In our meadows, soggy with snowmelt, the tracks of voles and mice that were once under the snow are completely exposed, like miniature roads that snake around but don’t go anywhere.  Most every small sector comes with a round grass ball that was probably their sleeping quarters. Where did the mice go when they lost their snow roofs? Visiting cat Jasper captured at least two over the weekend so they must be vulnerable. The dogs are sniffing everywhere, noses to the ground.  They have to have their paws wiped every time they come inside because there’s so much mud. Counting visitors, that’s three dogs or twelve paws.  No one goes outside without wearing rubber boots.

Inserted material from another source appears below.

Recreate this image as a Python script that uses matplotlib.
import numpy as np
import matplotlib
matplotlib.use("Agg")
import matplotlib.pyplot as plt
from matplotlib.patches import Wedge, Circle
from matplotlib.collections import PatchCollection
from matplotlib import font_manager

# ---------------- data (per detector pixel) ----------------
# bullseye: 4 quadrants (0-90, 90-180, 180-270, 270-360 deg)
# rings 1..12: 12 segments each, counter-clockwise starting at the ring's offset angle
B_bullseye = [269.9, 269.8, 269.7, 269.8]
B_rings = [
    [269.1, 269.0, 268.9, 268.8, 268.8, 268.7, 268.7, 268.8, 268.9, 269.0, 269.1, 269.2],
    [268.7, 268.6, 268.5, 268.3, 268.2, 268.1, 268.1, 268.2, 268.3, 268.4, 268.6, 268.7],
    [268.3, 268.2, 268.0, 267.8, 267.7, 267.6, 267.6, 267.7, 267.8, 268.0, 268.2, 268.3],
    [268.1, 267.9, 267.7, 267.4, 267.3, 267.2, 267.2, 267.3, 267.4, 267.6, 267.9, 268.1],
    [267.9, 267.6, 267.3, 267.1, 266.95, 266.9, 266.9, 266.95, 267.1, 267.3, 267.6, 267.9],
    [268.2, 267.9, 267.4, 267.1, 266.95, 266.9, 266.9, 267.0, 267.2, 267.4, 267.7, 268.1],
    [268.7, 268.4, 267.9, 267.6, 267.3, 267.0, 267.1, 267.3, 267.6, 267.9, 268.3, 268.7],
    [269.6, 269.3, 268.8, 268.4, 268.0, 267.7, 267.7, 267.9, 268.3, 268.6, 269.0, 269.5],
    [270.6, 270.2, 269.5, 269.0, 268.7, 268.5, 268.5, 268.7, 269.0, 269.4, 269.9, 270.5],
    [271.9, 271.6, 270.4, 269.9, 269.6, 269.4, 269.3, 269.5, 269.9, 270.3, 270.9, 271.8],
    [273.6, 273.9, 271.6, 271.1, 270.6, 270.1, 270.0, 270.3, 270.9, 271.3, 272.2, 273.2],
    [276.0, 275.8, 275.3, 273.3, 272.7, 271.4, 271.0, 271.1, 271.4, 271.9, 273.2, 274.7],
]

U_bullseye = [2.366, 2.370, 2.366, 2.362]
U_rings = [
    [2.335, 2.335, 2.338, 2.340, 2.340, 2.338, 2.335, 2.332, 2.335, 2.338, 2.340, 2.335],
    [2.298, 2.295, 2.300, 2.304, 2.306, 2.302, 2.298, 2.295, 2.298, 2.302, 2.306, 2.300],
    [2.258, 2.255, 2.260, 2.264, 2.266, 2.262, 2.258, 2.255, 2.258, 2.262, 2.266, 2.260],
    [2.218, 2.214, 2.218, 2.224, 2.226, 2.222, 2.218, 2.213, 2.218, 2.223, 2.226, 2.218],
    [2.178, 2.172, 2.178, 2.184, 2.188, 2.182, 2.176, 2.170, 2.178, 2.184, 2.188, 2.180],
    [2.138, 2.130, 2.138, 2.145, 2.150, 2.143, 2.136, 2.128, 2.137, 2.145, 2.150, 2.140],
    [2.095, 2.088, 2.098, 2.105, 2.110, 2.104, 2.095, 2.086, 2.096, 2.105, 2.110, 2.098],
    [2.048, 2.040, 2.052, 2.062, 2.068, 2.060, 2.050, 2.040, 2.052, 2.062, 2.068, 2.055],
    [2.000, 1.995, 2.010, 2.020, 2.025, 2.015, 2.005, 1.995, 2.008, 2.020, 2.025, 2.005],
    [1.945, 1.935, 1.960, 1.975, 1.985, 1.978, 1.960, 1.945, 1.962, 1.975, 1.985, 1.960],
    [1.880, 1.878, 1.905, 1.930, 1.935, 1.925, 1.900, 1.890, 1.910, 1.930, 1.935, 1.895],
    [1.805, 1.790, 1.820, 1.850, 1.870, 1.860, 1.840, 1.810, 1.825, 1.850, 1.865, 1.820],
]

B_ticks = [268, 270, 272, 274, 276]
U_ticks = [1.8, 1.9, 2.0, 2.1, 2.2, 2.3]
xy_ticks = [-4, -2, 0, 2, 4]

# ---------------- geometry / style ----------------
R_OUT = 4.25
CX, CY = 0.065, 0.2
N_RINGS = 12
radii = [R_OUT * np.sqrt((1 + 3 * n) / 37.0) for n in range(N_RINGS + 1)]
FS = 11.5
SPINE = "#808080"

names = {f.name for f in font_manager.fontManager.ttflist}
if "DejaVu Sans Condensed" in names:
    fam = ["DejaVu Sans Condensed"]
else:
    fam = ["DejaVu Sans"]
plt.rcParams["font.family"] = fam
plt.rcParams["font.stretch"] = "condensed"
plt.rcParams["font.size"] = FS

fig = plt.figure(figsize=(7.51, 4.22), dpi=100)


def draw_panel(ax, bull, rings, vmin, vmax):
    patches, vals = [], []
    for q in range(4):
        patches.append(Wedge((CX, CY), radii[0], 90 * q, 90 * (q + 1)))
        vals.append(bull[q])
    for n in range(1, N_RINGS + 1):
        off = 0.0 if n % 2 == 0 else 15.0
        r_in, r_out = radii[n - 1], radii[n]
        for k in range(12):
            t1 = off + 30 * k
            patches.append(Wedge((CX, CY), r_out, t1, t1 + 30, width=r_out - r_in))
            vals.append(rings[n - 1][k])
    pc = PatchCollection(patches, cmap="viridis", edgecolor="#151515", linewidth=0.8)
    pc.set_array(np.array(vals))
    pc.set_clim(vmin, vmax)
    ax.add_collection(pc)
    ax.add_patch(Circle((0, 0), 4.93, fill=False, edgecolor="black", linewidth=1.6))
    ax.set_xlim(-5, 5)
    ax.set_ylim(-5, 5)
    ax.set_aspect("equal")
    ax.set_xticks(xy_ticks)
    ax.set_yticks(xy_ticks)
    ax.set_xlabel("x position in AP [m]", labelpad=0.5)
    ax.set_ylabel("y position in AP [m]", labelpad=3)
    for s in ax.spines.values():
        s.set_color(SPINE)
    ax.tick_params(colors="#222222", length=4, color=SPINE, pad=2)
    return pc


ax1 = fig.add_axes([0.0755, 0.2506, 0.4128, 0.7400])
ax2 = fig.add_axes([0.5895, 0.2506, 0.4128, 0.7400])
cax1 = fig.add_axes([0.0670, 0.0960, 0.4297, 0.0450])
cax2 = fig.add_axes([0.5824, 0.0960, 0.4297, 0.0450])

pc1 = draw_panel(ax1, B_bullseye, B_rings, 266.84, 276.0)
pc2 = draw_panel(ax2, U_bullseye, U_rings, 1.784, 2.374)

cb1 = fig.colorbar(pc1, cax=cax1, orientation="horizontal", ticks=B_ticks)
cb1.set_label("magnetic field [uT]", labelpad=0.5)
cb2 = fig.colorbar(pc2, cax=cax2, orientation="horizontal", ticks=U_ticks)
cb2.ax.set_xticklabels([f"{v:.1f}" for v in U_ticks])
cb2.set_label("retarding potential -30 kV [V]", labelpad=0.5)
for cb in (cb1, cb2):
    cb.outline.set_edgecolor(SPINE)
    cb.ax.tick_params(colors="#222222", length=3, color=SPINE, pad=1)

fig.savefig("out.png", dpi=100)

Round haystacks that weren’t taken away when the ground was right for taking away haystacks are still sitting in our fields and in our neighbors’.  They’re big, maybe six feet in diameter.  Across from us there must be about fifty of them in several parallel rows alongside the road.  Carly, Audrey, Ben, Hans, and Olin spent hours yesterday afternoon and today playing tag and jumping from one haystack to another.  You could just see them from our house, running along the tops.  Carly said as she came in, “That’s the most fun I’ve ever had on haystacks in my entire life!”

It’s maple sugaring time.  Cold nights, and the beginnings of warm afternoons.  We acquired a newly built little sugarhouse along with this house. Inside the previous owners left the sap-gathering barrels, the taps and the tubing that leads from tree to tree, although they took the evaporating tanks or pans.  Chris and Cliff decided to tap the maples in our woods and spent a couple of hours stringing a gravity flow system on maybe a dozen or so trees.  At best this won’t yield a lot of sap, and the amount of syrup we get (assuming this process gets followed through to the boiling of sap) will be mighty small, when you consider that the yield of sap to sugar is about forty to one. And we’re not sure yet how often we need to empty the collection buckets.

We are still deciding how wide to make the porch.  Our family architects, Leah and Chris (left and right) are deciding.  We defer to their opinions.  Construction begins in the next few weeks.  The house looms, more than it should (fault of the previous amateur architect), and definitely needs some moderating angles.